Let’s be honest: nobody starts a business because they love chasing invoices or nagging department heads for approvals. Yet, as companies scale, the accounts payable (AP) function often turns into a bottleneck of manual data entry and “where is this payment?” emails.
That dynamic is shifting. We are moving from simple automation to what is now being called “Agentic Finance.”
The Shift to Autonomy
Basware recently integrated AI agents into their platform, but this isn’t just about faster calculators. It represents a fundamental change in how we view software. In the traditional model, you use the software. In the “Agentic” model, the software acts on your behalf.
Jason Kurtz, CEO of Basware, frames the goal clearly: “The immediate future of finance involves near-perfect, touchless invoice processing.”
He’s aiming for a world where invoice processing is 100% automated, compliant, and protected. For a founder or CFO, that sounds less like a software update and more like an operational dream.
How It Actually Works (No Jargon)
Instead of forcing your team to learn complex reporting tools or dig through dashboards, these new agents operate like a smart colleague sitting inside the system.
- The AP Data Agent: Imagine asking your database, “Which suppliers gave us early payment discounts last month?” or “What invoices are stuck in approval?” and getting an instant answer. No SQL, no spreadsheets—just natural language.
- The AP Business Agent: This works in the background, offering contextual guidance to users. It looks at the transaction status and recommends the exact next step, reducing the cognitive load on your staff.
Autonomy Without Risk?
The biggest barrier to handing finance over to AI is trust. We all worry about the “black box” scenario where an AI makes an unauthorized decision regarding company funds.
Basware addresses this head-on. Their approach is that autonomy cannot exist without governance. These AI agents don’t run wild; they pass through a central policy engine—essentially a set of “autonomy gates.”
As Kurtz puts it, “Autonomy without trust is just risk.” The system ensures every decision is explainable and follows the compliance rules your finance team already relies on.
The State of Adoption
If this feels like sci-fi, you aren’t alone, but the market is moving. A recent survey shows that 61% of organizations have already deployed AI agents as experiments. However, adoption is uneven. About a quarter of finance leaders admitted they don’t fully understand what an AI agent looks like in practice yet.

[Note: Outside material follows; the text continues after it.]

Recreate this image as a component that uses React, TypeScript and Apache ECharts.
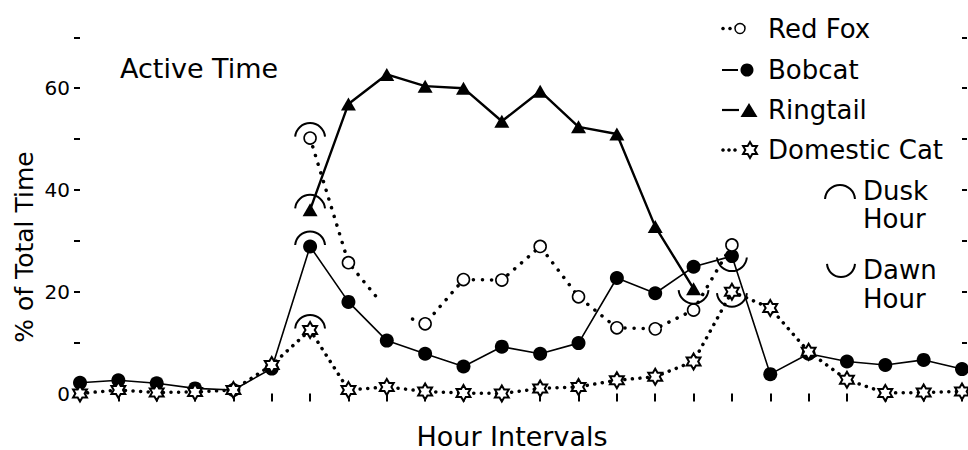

But for early adopters like paper manufacturer Billerud, the benefits are tangible. They reported immediate cost savings and improved invoice quality. The efficiency gains allowed them to move from experimentation to real value quickly.
The Bottom Line for Business Owners
The introduction of these agents isn’t about replacing your finance team; it’s about elevating them. When AI handles the repetitive “check the status” queries, your human talent is freed up to focus on strategy, cash flow optimization, and supplier relationships.
We are looking at a future where the finance function drives business outcomes rather than just processing transactions. The tools are here—the question is, are you ready to delegate?